Medicaid Fraud

This was originally posted on PoodleRose on August 2, 2013. Comments have not been migrated.

An investigation by The Center for Investigative Reporting and CNN found that many clinics in California are grossly over billing the government under the Medicaid program, and promptly receiving payments for fictitious patients. As one example, investigators counted 30 patients entering one clinic on a particular day, but the clinic later billed the government for 179 patients. CNN.com reports:

Thousands of pages of government records and dozens of interviews with counselors, patients and regulators reveal a widespread scheme to bilk the state’s Medicaid system, the nation’s largest.

We should not be surprised when individuals seek to scam the Medicaid system and gain unearned payments. Medicaid itself is based on the premise that the poor should received medical care that they cannot pay for–care that they have not earned. When need supersedes rights, fraud will eventually enter the picture, and probably very quickly.

Under Medicaid, government officials seize the wealth of the productive and distribute that wealth as they deem proper. When such schemes are offered, a parade of parasites forms to get their share of the loot.

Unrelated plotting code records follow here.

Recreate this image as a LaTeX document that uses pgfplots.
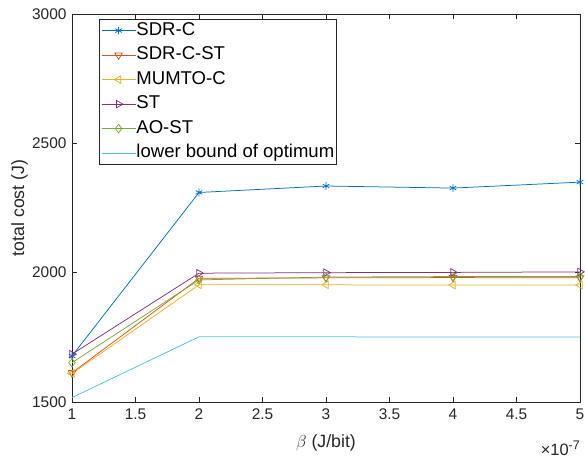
\documentclass[border=0pt]{standalone}
\usepackage{fontspec}
\setmainfont{Liberation Sans}
\usepackage{pgfplots}
\pgfplotsset{compat=1.18}
\definecolor{c1}{rgb}{0,0.447,0.741}
\definecolor{c2}{rgb}{0.85,0.325,0.098}
\definecolor{c3}{rgb}{0.929,0.694,0.125}
\definecolor{c4}{rgb}{0.494,0.184,0.556}
\definecolor{c5}{rgb}{0.466,0.674,0.188}
\definecolor{c6}{rgb}{0.301,0.745,0.933}
\definecolor{axgray}{rgb}{0.15,0.15,0.15}
\begin{document}
\begin{tikzpicture}
\begin{axis}[
  name=ax,
  scale only axis,
  width=508bp, height=388bp,
  at={(0,0)}, anchor=south west,
  xmin=1, xmax=5, ymin=1500, ymax=3000,
  xtick={1,1.5,2,2.5,3,3.5,4,4.5,5},
  ytick={1500,2000,2500,3000},
  /pgf/number format/assume math mode=true,
  /pgf/number format/1000 sep={},
  ticklabel style={font=\fontsize{15.5}{18}\selectfont, text=axgray},
  xticklabel style={yshift=-3bp},
  yticklabel style={xshift=-2bp},
  tick align=inside,
  major tick length=5bp,
  tick style={axgray, line width=0.6bp},
  axis line style={axgray, line width=0.6bp},
  xlabel={$\beta$ (J/bit)},
  ylabel={total cost (J)},
  label style={font=\fontsize{17.8}{21}\selectfont, text=axgray},
  xlabel style={at={(axis description cs:0.5,0)}, anchor=north, yshift=-29bp},
  ylabel style={at={(axis description cs:-0.08,0.5)}, anchor=south},
  legend cell align=left,
  legend style={at={(axis description cs:0.053,0.987)}, anchor=north west,
    font=\fontsize{18.6}{21}\selectfont, draw=axgray, line width=0.6bp,
    inner xsep=2bp, inner ysep=2bp,
    row sep=6bp,
    nodes={inner sep=0.5bp, text height=13.5bp, text depth=4bp}},
  legend image code/.code={\draw[mark repeat=2,mark phase=2] plot coordinates {(0bp,0bp)(17bp,0bp)(34bp,0bp)};},
  every axis plot/.append style={line width=0.75bp},
]
\addplot[c1, mark=asterisk, mark size=3.8bp] coordinates {(1,1678)(2,2310)(3,2335)(4,2327)(5,2350)};
\addlegendentry{SDR-C}
\addplot[c2, mark=triangle, mark size=4.3bp, mark options={rotate=180}] coordinates {(1,1613)(2,1978)(3,1980)(4,1981)(5,1980)};
\addlegendentry{SDR-C-ST}
\addplot[c3, mark=triangle, mark size=4.3bp, mark options={rotate=90}] coordinates {(1,1610)(2,1953)(3,1953)(4,1952)(5,1952)};
\addlegendentry{MUMTO-C}
\addplot[c4, mark=triangle, mark size=4.3bp, mark options={rotate=-90}] coordinates {(1,1685)(2,1998)(3,2000)(4,2001)(5,2003)};
\addlegendentry{ST}
\addplot[c5, mark=diamond, mark size=4.3bp] coordinates {(1,1652)(2,1972)(3,1983)(4,1985)(5,1985)};
\addlegendentry{AO-ST}
\addplot[c6] coordinates {(1,1517)(2,1752)(3,1752)(4,1751)(5,1751)};
\addlegendentry{lower bound of optimum}
\end{axis}
\node[anchor=north east, font=\fontsize{16.5}{18}\selectfont, text=axgray, inner sep=0pt] at ([yshift=-39bp]ax.south east) {×10\raisebox{6bp}{\fontsize{12.5}{14}\selectfont -7}};
\pgfresetboundingbox
\path (-72bp,-57bp) rectangle (513bp,402bp);
\end{tikzpicture}
\end{document}
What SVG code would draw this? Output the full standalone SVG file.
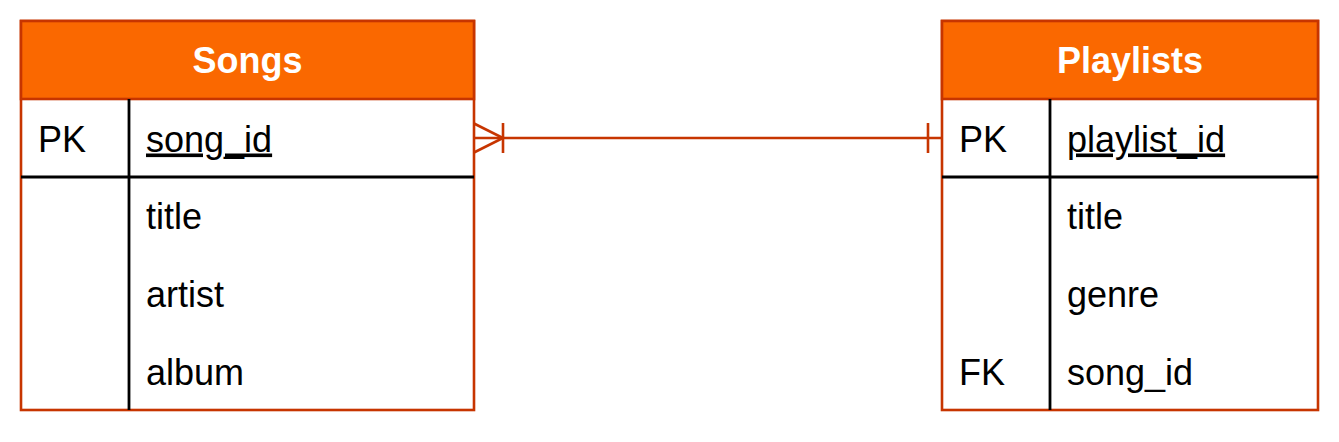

If need is the criteria for redistributing wealth, the fraudsters are just as needy as the poor.

Just as we can be certain that entitlement programs attract fraudsters, we can also be certain that this report will motivate a series of “reforms” to crack down on fraud. But so long as the premise that need supersedes rights is embraced, Medicaid will be a magnet for those wanting a piece of the pie. The solution is not reform, but abolition of Medicaid and all entitlement programs.